Twillory speaks to the same office need, but with a slightly more pragmatic, hybrid-minded attitude. Founded in 2014, the brand says it makes performance menswear that combines comfort, stretch, quality, and a sharp professional look. Its easy-care shirts, suits, and polos are the kind of pieces that suggest a working wardrobe built for repetition, not display.
Why these brands work in a corporate setting
The appeal of both labels is that they solve a very current problem: how to dress like you belong in a serious office while avoiding the dead weight of old suiting. Mizzen+Main feels especially disciplined in shirting, while Twillory broadens the idea into suits and polos, which makes it useful for offices where jackets come off by lunch. Both brands are strongest when worn with restraint, because the whole point is polish that does not announce itself as technical clothing.

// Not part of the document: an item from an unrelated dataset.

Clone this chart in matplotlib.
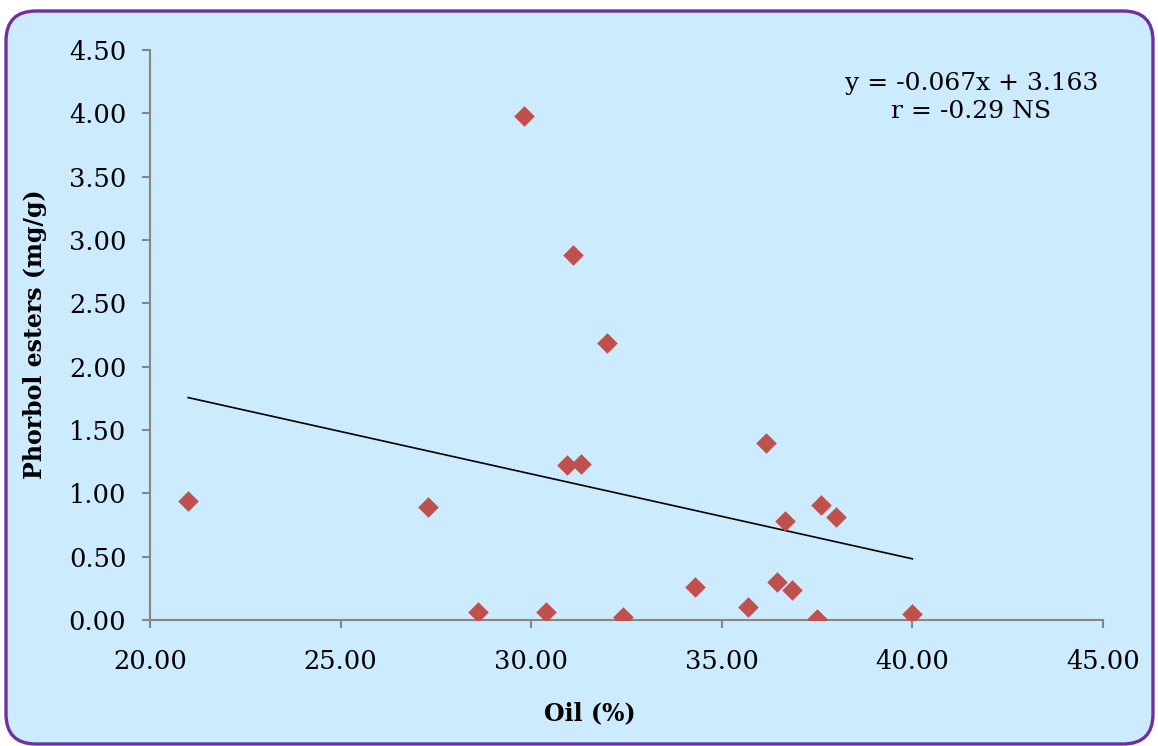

- Choose these labels when the office image you need is polished corporate.
- Look for a shirt that keeps a clean line through the chest and shoulder.
- Test whether stretch feels invisible in motion, not sporty in appearance.

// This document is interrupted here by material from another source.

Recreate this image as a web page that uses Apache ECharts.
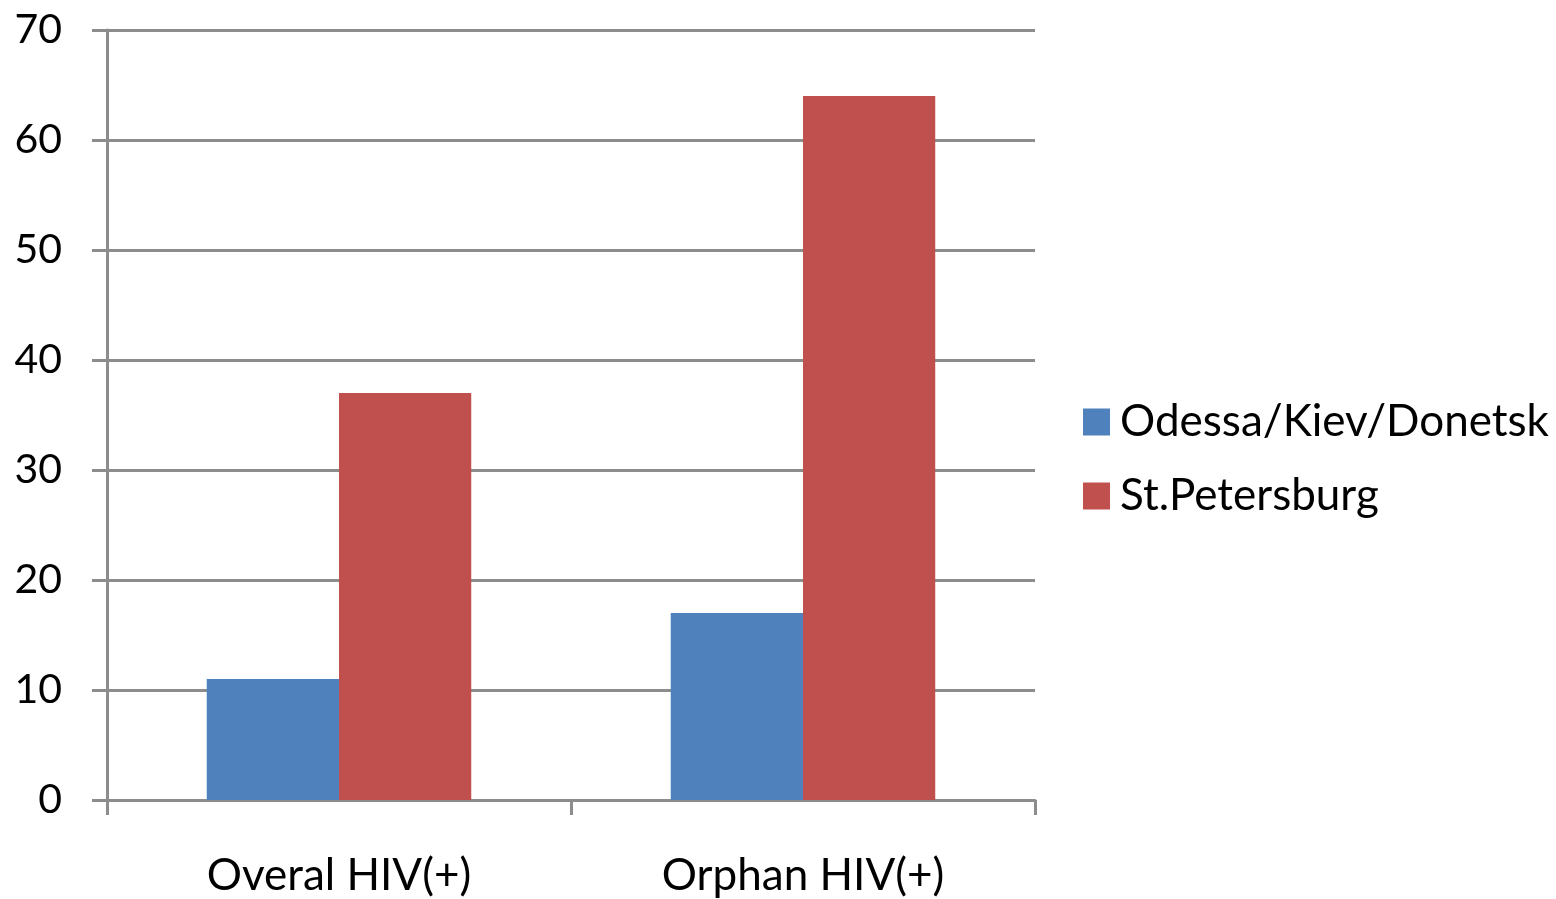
<!DOCTYPE html>
<html>
<head>
<meta charset="utf-8">
<script src="https://cdn.jsdelivr.net/npm/echarts@6/dist/echarts.min.js"></script>
<style>
  html, body { margin: 0; padding: 0; background: #fff; }
  #chart { width: 1556px; height: 899px; }
</style>
</head>
<body>
<div id="chart"></div>
<script>
// categories and values
var categories = ['Overal HIV(+)', 'Orphan HIV(+)'];
var seriesNames = ['Odessa/Kiev/Donetsk', 'St.Petersburg'];
var odessaValues = [11, 17];
var stPeteValues = [37, 64];

var fontFamily = 'Lato, "Open Sans", sans-serif';
var gridColor = '#8c8c8c';

var myChart = echarts.init(document.getElementById('chart'));

var option = {
    animation: false,
    grid: {
        left: 107,
        right: 521,
        top: 30,
        bottom: 99,
        containLabel: false
    },
    legend: {
        orient: 'vertical',
        left: 1083,
        top: 400,
        padding: 0,
        itemWidth: 27,
        itemHeight: 27,
        itemGap: 30,
        icon: 'rect',
        textStyle: {
            fontFamily: fontFamily,
            fontSize: 44,
            color: '#000',
            padding: [0, 0, 0, 5]
        },
        data: seriesNames
    },
    xAxis: {
        type: 'category',
        data: categories,
        axisLine: { lineStyle: { color: gridColor, width: 3 } },
        axisTick: { show: true, length: 15, lineStyle: { color: gridColor, width: 3 } },
        axisLabel: {
            fontFamily: fontFamily,
            fontSize: 44,
            color: '#000',
            margin: 54
        }
    },
    yAxis: {
        type: 'value',
        min: 0,
        max: 70,
        interval: 10,
        axisLine: { show: true, lineStyle: { color: gridColor, width: 3 } },
        axisTick: { show: true, length: 15, lineStyle: { color: gridColor, width: 3 } },
        splitLine: { show: true, lineStyle: { color: gridColor, width: 3 } },
        axisLabel: {
            fontFamily: fontFamily,
            fontSize: 41,
            color: '#000',
            margin: 45
        }
    },
    series: [{
        name: seriesNames[0],
        type: 'bar',
        data: odessaValues,
        barGap: '0%',
        barCategoryGap: '43%',
        itemStyle: { color: '#4f81bd' }
    }, {
        name: seriesNames[1],
        type: 'bar',
        data: stPeteValues,
        itemStyle: { color: '#c0504d' }
    }]
};

myChart.setOption(option);
</script>
</body>
</html>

- Make sure performance details support the look rather than dominate it.
Hybrid-casual: Buck Mason and the art of looking relaxed on purpose
Buck Mason lives closer to the center of the modern office than its California roots might suggest. Founded in 2013 in Venice, California, by Sasha Koehn and Erik Allen Ford, the brand describes itself as making updated modern American classics rooted in timelessness, quality, and California roots. That language signals a wardrobe that values ease and permanence over novelty, which is exactly why it works so well in hybrid offices where the dress code has loosened but standards have not disappeared.
The brand’s strength is in pieces that feel quietly considered rather than aggressively formal. In office terms, that translates into clothes that can sit beneath a blazer without fighting it, or stand alone on a day when your calendar is full of video calls and one in-person meeting. It is the rare label that can make casualness look intentional, which is crucial if you want comfort to still read as professional.

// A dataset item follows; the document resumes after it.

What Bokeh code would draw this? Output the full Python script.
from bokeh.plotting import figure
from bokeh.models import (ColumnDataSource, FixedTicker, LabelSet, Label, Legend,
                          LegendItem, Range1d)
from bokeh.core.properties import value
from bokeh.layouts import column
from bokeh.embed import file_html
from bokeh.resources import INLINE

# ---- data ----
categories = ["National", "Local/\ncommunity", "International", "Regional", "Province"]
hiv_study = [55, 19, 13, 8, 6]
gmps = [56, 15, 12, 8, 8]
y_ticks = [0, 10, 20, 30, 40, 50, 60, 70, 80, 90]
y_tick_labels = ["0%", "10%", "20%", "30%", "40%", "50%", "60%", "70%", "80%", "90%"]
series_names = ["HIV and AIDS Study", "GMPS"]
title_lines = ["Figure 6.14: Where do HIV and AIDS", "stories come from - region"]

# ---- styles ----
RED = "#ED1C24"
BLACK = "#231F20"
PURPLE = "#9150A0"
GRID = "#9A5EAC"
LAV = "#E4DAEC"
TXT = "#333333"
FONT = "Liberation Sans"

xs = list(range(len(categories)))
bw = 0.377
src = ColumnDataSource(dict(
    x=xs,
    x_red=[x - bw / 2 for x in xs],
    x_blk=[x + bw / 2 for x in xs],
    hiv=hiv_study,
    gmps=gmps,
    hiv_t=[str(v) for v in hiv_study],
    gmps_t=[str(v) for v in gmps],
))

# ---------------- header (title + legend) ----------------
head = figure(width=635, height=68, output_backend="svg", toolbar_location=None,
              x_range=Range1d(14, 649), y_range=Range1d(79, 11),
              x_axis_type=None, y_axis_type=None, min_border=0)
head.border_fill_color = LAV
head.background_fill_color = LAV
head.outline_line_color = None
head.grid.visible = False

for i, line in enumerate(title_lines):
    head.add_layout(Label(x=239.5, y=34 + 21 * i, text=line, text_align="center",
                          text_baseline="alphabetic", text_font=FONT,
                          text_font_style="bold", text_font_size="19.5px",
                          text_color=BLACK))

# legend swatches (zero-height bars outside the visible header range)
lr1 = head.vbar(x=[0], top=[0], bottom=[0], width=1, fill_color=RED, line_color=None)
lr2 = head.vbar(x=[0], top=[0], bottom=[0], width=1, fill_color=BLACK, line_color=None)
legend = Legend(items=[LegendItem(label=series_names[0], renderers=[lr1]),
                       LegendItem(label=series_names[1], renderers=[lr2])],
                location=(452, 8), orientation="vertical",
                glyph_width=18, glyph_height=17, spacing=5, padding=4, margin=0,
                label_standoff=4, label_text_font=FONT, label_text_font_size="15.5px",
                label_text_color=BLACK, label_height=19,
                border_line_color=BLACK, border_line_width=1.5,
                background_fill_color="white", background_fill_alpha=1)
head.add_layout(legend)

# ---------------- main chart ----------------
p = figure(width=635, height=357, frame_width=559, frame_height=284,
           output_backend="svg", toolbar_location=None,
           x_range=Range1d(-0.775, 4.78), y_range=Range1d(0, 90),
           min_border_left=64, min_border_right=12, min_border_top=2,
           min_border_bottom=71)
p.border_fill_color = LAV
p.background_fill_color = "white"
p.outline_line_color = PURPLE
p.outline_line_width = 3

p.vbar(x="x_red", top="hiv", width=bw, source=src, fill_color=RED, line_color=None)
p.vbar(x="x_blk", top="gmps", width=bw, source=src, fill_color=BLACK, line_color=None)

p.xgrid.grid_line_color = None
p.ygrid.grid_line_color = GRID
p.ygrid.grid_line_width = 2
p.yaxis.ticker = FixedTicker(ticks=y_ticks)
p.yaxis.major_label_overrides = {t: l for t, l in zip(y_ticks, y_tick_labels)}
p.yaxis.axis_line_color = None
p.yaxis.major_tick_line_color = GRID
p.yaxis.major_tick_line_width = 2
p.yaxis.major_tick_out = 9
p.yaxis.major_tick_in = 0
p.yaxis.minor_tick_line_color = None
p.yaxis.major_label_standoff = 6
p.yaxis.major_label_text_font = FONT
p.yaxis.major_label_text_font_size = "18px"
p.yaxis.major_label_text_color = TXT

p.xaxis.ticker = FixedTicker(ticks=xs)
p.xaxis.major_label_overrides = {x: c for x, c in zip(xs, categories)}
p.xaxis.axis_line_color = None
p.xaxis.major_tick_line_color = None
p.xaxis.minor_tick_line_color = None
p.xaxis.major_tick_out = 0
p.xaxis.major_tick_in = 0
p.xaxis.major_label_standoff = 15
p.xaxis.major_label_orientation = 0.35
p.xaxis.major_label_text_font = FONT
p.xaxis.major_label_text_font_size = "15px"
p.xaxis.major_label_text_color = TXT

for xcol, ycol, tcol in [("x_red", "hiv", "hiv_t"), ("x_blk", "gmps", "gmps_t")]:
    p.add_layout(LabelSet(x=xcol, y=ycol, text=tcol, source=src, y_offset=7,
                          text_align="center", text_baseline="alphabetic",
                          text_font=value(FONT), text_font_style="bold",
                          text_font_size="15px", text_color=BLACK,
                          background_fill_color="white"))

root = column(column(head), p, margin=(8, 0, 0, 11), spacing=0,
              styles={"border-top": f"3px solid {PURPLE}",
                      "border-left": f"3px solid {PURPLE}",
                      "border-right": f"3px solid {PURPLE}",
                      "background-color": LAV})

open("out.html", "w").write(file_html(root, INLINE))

Buck Mason belongs in the hybrid-casual column because it understands proportion. The silhouette tends to favor ease without sloppiness, a useful balance when you want a knit, overshirt, or trouser to soften the office mood but still look like you made a decision. The effect is less corporate ladder, more modern downtown office, and that distinction matters.
How to wear the hybrid office look
Buck Mason makes the most sense when paired with sharper pieces elsewhere in the outfit. A clean blazer over a softer shirt, or tailored pants with a simpler top, keeps the look from drifting too far into weekend territory. This is the kind of label that works best when the office has already moved away from strict formality and now rewards quiet taste instead.
Style-forward creative: Todd Snyder brings the most editorial energy
Todd Snyder is the most expressive name in the group, and that is precisely why it belongs in the conversation. Launched in 2011 in New York City, the eponymous label offers signature essentials, statement pieces, custom suiting, and iconic accessories, a mix that tells you immediately this is not just about fitting in. It is about shaping how you are seen.
In office terms, Todd Snyder is the brand for men who want more texture in the message. The line can handle the architecture of suiting, but it also understands the power of an accessory, a sharper silhouette, or a piece with enough character to keep an outfit from disappearing into the background. That makes it especially strong for creative workplaces, client-facing roles with style latitude, or any setting where personal presentation is part of the job.
What distinguishes Todd Snyder from the more performance-driven labels is the sense of intention. Where Mizzen+Main and Twillory aim to solve the comfort problem, Snyder adds point of view. The best office look here is not flashy; it is edited. A custom suit or a standout accessory becomes the punctuation mark, while the rest of the outfit stays streamlined and controlled.
How to build the right rotation
A useful office wardrobe does not ask every brand to do the same job. Let Mizzen+Main carry the polished-corporate days when you need a shirt that behaves under pressure. Use Twillory for the in-between days when a suit, polo, or easy-care shirt has to slide between meetings without losing composure. Turn to Buck Mason when the office mood is softer and you want clothes that read relaxed but deliberate. Reach for Todd Snyder when the setting can handle more style and you want your clothes to signal taste as well as competence.
The larger point is that office style now rewards adaptability over stiffness. The best menswear brands in this space understand that a man does not need to look armored to look authoritative. He needs clothes that hold a shape, move cleanly, and suggest he is ready for a promotion, not a costume fitting.